NIH: Aspen names NIHS's Chief Nursing Officer

Aspel named NIHD’s Chief Nursing Officer

Veteran registered nurse Tracy Aspel, perhaps best known in the community for her role in establishing the Rural Health Clinic alongside Dr. Stacey Brown, is now Northern Inyo Healthcare District’s Chief Nursing Officer. 

Prior to being named CNO, Aspel served as Director of Nursing Practice and Interim CNO. As Chief Nursing Officer, Aspel is responsible for overseeing and coordinating NIHD’s nursing team and its daily operations.

“Tracy has a strong rapport with our nurses and has earned the respect of NIHD’s entire team for her tireless dedication to improving healthcare outcomes whether as a nurse, at the RHC or as an administrator,” said Dr. Kevin S. Flanigan, NIHD’s Chief Executive Officer. “She also brings a strong leadership ethic to this position, which will well serve the District, its nurses, and ultimately its patients.”

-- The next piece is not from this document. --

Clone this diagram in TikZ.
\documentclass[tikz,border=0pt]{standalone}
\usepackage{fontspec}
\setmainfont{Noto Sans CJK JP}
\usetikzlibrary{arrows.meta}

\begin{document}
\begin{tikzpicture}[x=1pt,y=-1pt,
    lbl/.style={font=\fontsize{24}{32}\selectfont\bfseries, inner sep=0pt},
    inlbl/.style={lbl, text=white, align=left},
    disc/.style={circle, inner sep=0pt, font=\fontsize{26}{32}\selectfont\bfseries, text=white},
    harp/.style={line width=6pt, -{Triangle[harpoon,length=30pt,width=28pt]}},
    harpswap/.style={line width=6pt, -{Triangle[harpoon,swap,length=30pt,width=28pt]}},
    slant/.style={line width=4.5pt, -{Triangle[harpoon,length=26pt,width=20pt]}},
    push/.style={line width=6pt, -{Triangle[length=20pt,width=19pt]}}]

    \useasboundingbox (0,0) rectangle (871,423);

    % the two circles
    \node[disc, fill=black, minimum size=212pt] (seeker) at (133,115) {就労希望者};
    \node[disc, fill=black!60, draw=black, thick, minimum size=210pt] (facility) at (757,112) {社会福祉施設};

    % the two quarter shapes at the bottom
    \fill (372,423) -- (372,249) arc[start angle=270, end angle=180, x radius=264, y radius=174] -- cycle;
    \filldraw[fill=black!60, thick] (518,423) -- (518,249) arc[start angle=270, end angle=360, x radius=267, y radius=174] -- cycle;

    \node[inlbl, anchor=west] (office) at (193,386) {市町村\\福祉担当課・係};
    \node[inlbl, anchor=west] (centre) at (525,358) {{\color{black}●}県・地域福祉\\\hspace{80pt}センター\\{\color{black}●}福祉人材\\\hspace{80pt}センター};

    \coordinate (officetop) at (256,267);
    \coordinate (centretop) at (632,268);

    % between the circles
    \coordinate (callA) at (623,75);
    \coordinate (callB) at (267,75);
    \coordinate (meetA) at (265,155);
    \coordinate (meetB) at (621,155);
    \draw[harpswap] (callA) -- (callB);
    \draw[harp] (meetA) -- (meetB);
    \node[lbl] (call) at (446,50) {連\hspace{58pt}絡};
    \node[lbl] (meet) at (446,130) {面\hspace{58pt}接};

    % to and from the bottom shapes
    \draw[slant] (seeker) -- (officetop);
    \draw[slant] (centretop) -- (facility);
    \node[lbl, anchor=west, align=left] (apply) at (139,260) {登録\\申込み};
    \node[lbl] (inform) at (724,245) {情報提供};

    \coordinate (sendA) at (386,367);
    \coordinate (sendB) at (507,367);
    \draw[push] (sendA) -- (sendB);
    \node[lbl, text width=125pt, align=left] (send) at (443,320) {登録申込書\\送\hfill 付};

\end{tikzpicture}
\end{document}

Aspel served as the RHC Director for 14 years before stepping into a nursing administrative role a little over a year ago. She was asked to be the Acting Chief Nursing Officer in 2016. Dr. Flanigan said Aspel more than proved her abilities to take on the demanding role in a full-time capacity.

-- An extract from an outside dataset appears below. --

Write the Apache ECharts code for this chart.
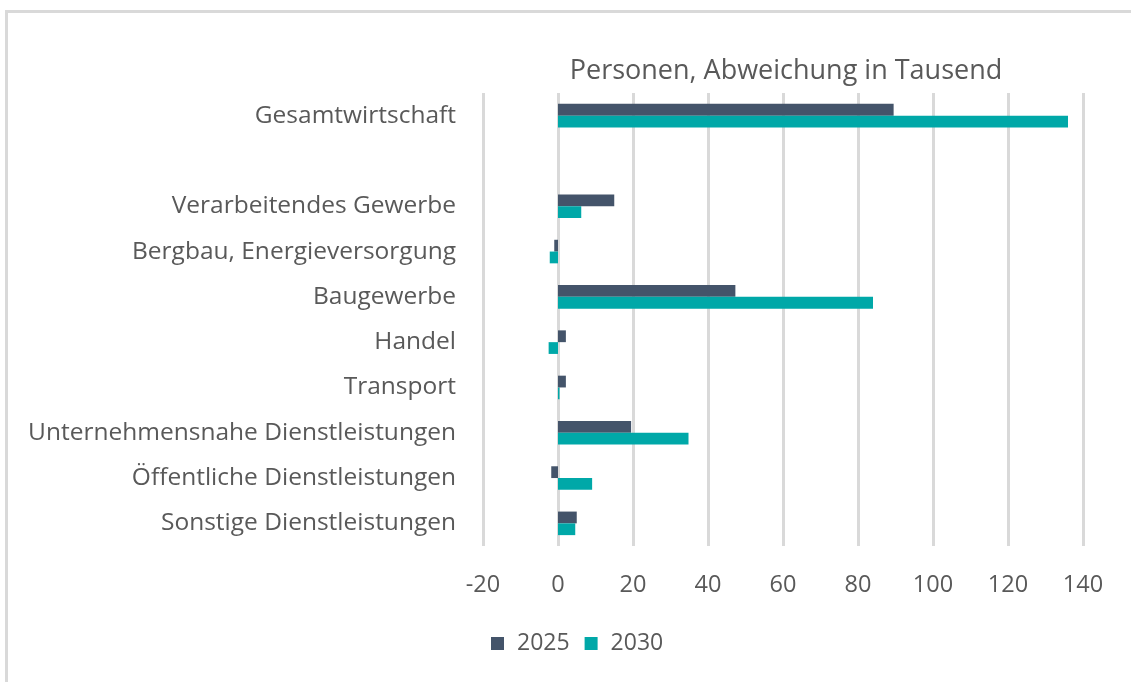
<!DOCTYPE html>
<html>
<head>
<meta charset="utf-8">
<script src="https://cdn.jsdelivr.net/npm/echarts@6/dist/echarts.min.js"></script>
<style>
  html, body { margin: 0; padding: 0; background: #fff; }
  #frame {
    position: absolute; left: 5px; top: 10px; width: 1200px; height: 700px;
    border-top: 3px solid #d9d9d9; border-left: 3px solid #d9d9d9;
  }
  #chart { position: absolute; left: 0; top: 0; width: 1131px; height: 682px; }
</style>
</head>
<body>
<div id="frame"></div>
<div id="chart"></div>
<script>
// Kategorien (leere Zeile als Abstand nach Gesamtwirtschaft)
const categories = [
  'Gesamtwirtschaft',
  '',
  'Verarbeitendes Gewerbe',
  'Bergbau, Energieversorgung',
  'Baugewerbe',
  'Handel',
  'Transport',
  'Unternehmensnahe Dienstleistungen',
  'Öffentliche Dienstleistungen',
  'Sonstige Dienstleistungen',
]
const values2025 = [89.5, null, 15, -1, 47.3, 2.1, 2.1, 19.5, -1.8, 5]
const values2030 = [136, null, 6.2, -2.2, 84, -2.5, 0.4, 34.8, 9.1, 4.6]
const seriesNames = ['2025', '2030']

const textColor = '#595959'
const fontFamily = '"Open Sans", sans-serif'

const myChart = echarts.init(document.getElementById('chart'), null, { renderer: 'canvas' })

const option = {
  animation: false,
  textStyle: { fontFamily },
  title: {
    text: 'Personen, Abweichung in Tausend',
    left: 781,
    top: 53,
    textAlign: 'center',
    textStyle: { color: textColor, fontWeight: 'normal', fontSize: 27, fontFamily },
  },
  legend: {
    data: seriesNames,
    left: 486,
    top: 627,
    itemWidth: 13,
    itemHeight: 13,
    itemGap: 15,
    icon: 'rect',
    textStyle: { color: textColor, fontSize: 23, fontFamily, padding: [0, 0, 0, 8] },
  },
  grid: {
    left: 483,
    right: 48,
    top: 93,
    bottom: 136,
    containLabel: false,
  },
  xAxis: {
    type: 'value',
    min: -20,
    max: 140,
    interval: 20,
    axisLine: { show: false },
    axisTick: { show: false },
    axisLabel: { color: textColor, fontSize: 23.5, margin: 27, fontFamily },
    splitLine: { lineStyle: { color: '#d9d9d9', width: 3 } },
  },
  yAxis: {
    type: 'category',
    data: categories,
    inverse: true,
    axisLine: { show: false },
    axisTick: { show: false },
    axisLabel: { color: textColor, fontSize: 24.5, margin: 27, fontFamily },
  },
  series: [
    {
      name: seriesNames[0],
      type: 'bar',
      data: values2025,
      barGap: '0%',
      barCategoryGap: '48%',
      itemStyle: { color: '#44546a' },
    },
    {
      name: seriesNames[1],
      type: 'bar',
      data: values2030,
      barGap: '0%',
      barCategoryGap: '48%',
      itemStyle: { color: '#00a8a8' },
    },
  ],
}

myChart.setOption(option)
</script>
</body>
</html>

“I love this hospital and our community,” Aspel said. “I have worked the majority of my career at Northern Inyo, where I have gotten to provide nursing care to my neighbors and be a part of an amazing team. Nursing is a wonderful career, where what you do matters each day. “

Aspel and her husband, Greg, live in Bishop and have two daughters.

In another leadership change, Maria Sirois, NIHD’s Chief Performance Excellence Officer, announced her resignation effective March 17 after three years of service. Sirois cited her desire to pursue her doctorate as her reason for leaving NIHD.

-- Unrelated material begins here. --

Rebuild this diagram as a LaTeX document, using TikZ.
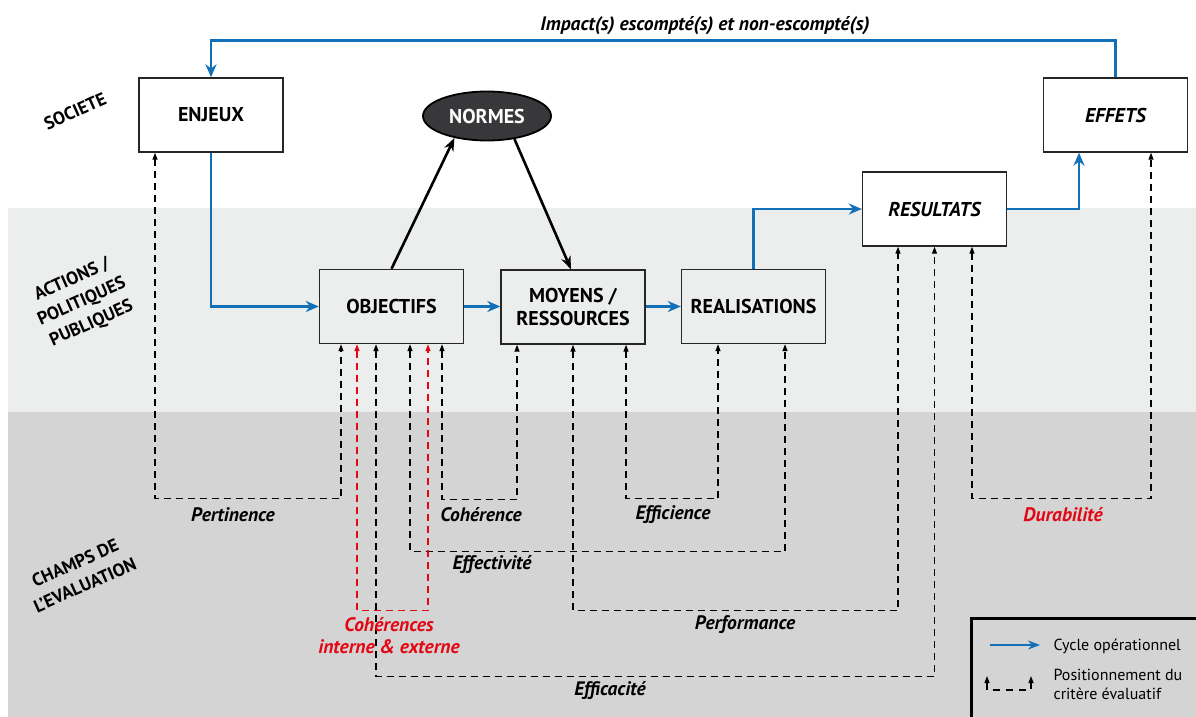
\documentclass[tikz,border=0pt]{standalone}
\usepackage{fontspec}
\setmainfont{PT Sans}
\usetikzlibrary{arrows.meta,shapes.geometric,calc}
\definecolor{cycleblue}{HTML}{1270B9}
\definecolor{critred}{HTML}{E30613}
\definecolor{bandlight}{HTML}{ECEDED}
\definecolor{banddark}{HTML}{D4D4D4}
\definecolor{normfill}{HTML}{38383A}
\begin{document}
\begin{tikzpicture}[x=1pt,y=-1pt,
  stagebox/.style={draw=black!85,line width=1.4pt,fill=white,minimum width=144pt,minimum height=74pt,inner sep=0pt,
    font=\fontsize{20}{23}\selectfont\bfseries,align=center},
  stagetint/.style={stagebox,fill=bandlight},
  cycle/.style={draw=cycleblue,line width=2.8pt,-{Stealth[length=13pt,width=11pt]}},
  normarrow/.style={draw=black,line width=2.6pt,-{Stealth[length=13pt,width=10pt]}},
  crit/.style={draw=black,line width=1.3pt,dash pattern=on 7pt off 5pt,{Triangle[length=7pt,width=5pt]}-{Triangle[length=7pt,width=5pt]}},
  critr/.style={crit,draw=critred,{Triangle[length=7pt,width=5pt,fill=critred]}-{Triangle[length=7pt,width=5pt,fill=critred]}},
  critlabel/.style={font=\fontsize{19.5}{22}\selectfont\bfseries\itshape},
  zonelabel/.style={font=\fontsize{18}{24}\selectfont\bfseries,align=center,rotate=24},
  legtext/.style={font=\fontsize{16}{19}\selectfont,anchor=west,align=left}]
\useasboundingbox (0,0) rectangle (1196,717);
% bands
\fill[bandlight] (8,208) rectangle (1196,412);
\fill[banddark] (8,412) rectangle (1196,717);

% zone labels
\node[zonelabel] (zsoc) at (75,111) {SOCIETE};
\node[zonelabel] (zact) at (82,302) {ACTIONS /\\POLITIQUES\\PUBLIQUES};
\node[zonelabel] (zchp) at (80,574) {CHAMPS DE\\L'EVALUATION};

% stages
\node[stagebox] (enjeux) at (211,115) {ENJEUX};
\node[ellipse,draw=black,line width=1.8pt,fill=normfill,text=white,minimum width=128pt,minimum height=49pt,inner sep=0pt,
  font=\fontsize{20}{23}\selectfont\bfseries] (normes) at (487,116) {NORMES};
\node[stagetint] (objectifs) at (391.5,306.5) {OBJECTIFS};
\node[stagetint] (moyens) at (573,307) {MOYENS /\\RESSOURCES};
\node[stagetint] (realisations) at (753.5,306.5) {REALISATIONS};
\node[stagebox,font=\fontsize{20}{23}\selectfont\bfseries\itshape] (resultats) at (934.5,209) {RESULTATS};
\node[stagebox,font=\fontsize{20}{23}\selectfont\bfseries\itshape] (effets) at (1115.5,115) {EFFETS};

% operational cycle
\draw[cycle] (effets.north) -- ++(0,-37) coordinate (looptop) -| (enjeux.north);
\node[critlabel] (impact) at (705,26) {Impact(s) escompté(s) et non-escompté(s)};
\draw[cycle] (enjeux.south) |- (objectifs.west);
\draw[cycle] (objectifs.east) -- (objectifs.east -| moyens.west);
\draw[cycle] (moyens.east |- realisations.west) -- (realisations.west);
\draw[cycle] (realisations.north) |- (resultats.west);
\draw[cycle] (resultats.east) -| ([xshift=-36.5pt]effets.south);

% norms
\draw[normarrow] (objectifs.north) -- (normes.214);
\draw[normarrow] (normes.320) -- ([xshift=-2pt]moyens.north);

% evaluation criteria
\draw[crit] ([xshift=-56pt]enjeux.south) -- ++(0,346) -| ([xshift=-50.5pt]objectifs.south);
\node[critlabel] (pertinence) at (233,515) {Pertinence};
\draw[crit] ([xshift=50.5pt]objectifs.south) -- ++(0,155) -| ([xshift=-56pt]moyens.south);
\node[critlabel] (coherence) at (481,515) {Cohérence};
\draw[crit] ([xshift=53pt]moyens.south) -- ++(0,154) -| ([xshift=-35.5pt]realisations.south);
\node[critlabel] (efficience) at (673,515) {Efficience};
\draw[crit] ([xshift=18.5pt]objectifs.south) -- ++(0,207) -| ([xshift=31.5pt]realisations.south);
\node[critlabel] (effectivite) at (492,565) {Effectivité};
\draw[crit] (moyens.south) -- ++(0,266) -| ([xshift=-36.5pt]resultats.south);
\node[critlabel] (performance) at (745,625) {Performance};
\draw[crit] ([xshift=-15.5pt]objectifs.south) -- ++(0,332) -| (resultats.south);
\node[critlabel] (efficacite) at (610,690) {Efficacité};
\draw[crit] ([xshift=37.5pt]resultats.south) -- ++(0,252) -| ([xshift=35.5pt]effets.south);
\node[critlabel,text=critred] (durabilite) at (1063,515) {Durabilité};
\draw[critr] ([xshift=-34.5pt]objectifs.south) -- ++(0,266) -| ([xshift=36.5pt]objectifs.south);
\node[critlabel,text=critred,align=center] (coherences) at (389,636) {Cohérences\\interne \& externe};

% legend
\node[draw=black,line width=2.5pt,fill=banddark,minimum width=240pt,minimum height=110pt,anchor=north west,inner sep=0pt] (legend) at (970,617) {};
\coordinate (lgA) at (990,645);
\coordinate (lgB) at (1040,645);
\draw[cycle,line width=2.4pt,-{Stealth[length=12pt,width=9pt]}] (lgA) -- (lgB);
\node[legtext] (lgcycle) at (1050,646) {Cycle opérationnel};
\coordinate (lgC) at (987,676);
\coordinate (lgD) at (1031,676);
\draw[crit,dash pattern=on 7pt off 6pt] (lgC) -- ++(0,14) -| (lgD);
\node[legtext] (lgcrit) at (1050,684) {Positionnement du\\critère évaluatif};
\end{tikzpicture}
\end{document}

“We appreciate Maria’s service to the NIHD community and wish her well as she starts the next chapter of her academic and professional career,” Dr. Flanigan said. “We will miss the energy and passion for continuous improvement that Maria brought to our organization.”

Flanigan went on to say that during her tenure at NIHD, Sirois improved survey readiness and actively led and participated in Joint Commission and regulatory activities. She also built a team and a culture that is committed to improving processes and service for patients and their families.

Recruiting efforts are underway to locate a new leader for the risk and quality departments.

In other NIHD news, the District signed on to participate in Caltrans’ Adopt-A- Highway program and will be responsible for the two-mile stretch of U.S. 395 which serves as Bishop’s Main Street, and a similar area near Warm Springs Road.

The Adopt-A- Highway program, which began in the state in1989, is one of the truly successful government-public partnerships of modern time. More than 120,000 Californians have cleaned and enhanced more than 15,000 shoulder-miles of roadside.

Participation can include removing litter, planting and establishing trees or wildflowers, removing graffiti and controlling vegetation. Caltrans solely administers the Adopt-A- Highway Program.

Adoptions usually span a two-mile stretch of roadside, and permits are issued for five-year periods.

About Northern Inyo Healthcare District: Founded in 1946, Northern Inyo Healthcare District features a 25-bed critical access hospital, a 24-hour emergency department, a primary care rural health clinic, a diagnostic imaging center, and clinics specializing in women’s health, orthopedics and neurology,  pediatrics and allergies and general surgery. Continually striving to improve the health outcomes of those who rely on its services, Northern Inyo Healthcare District aims to improve our communities one life at a time. One team, one goal, your health.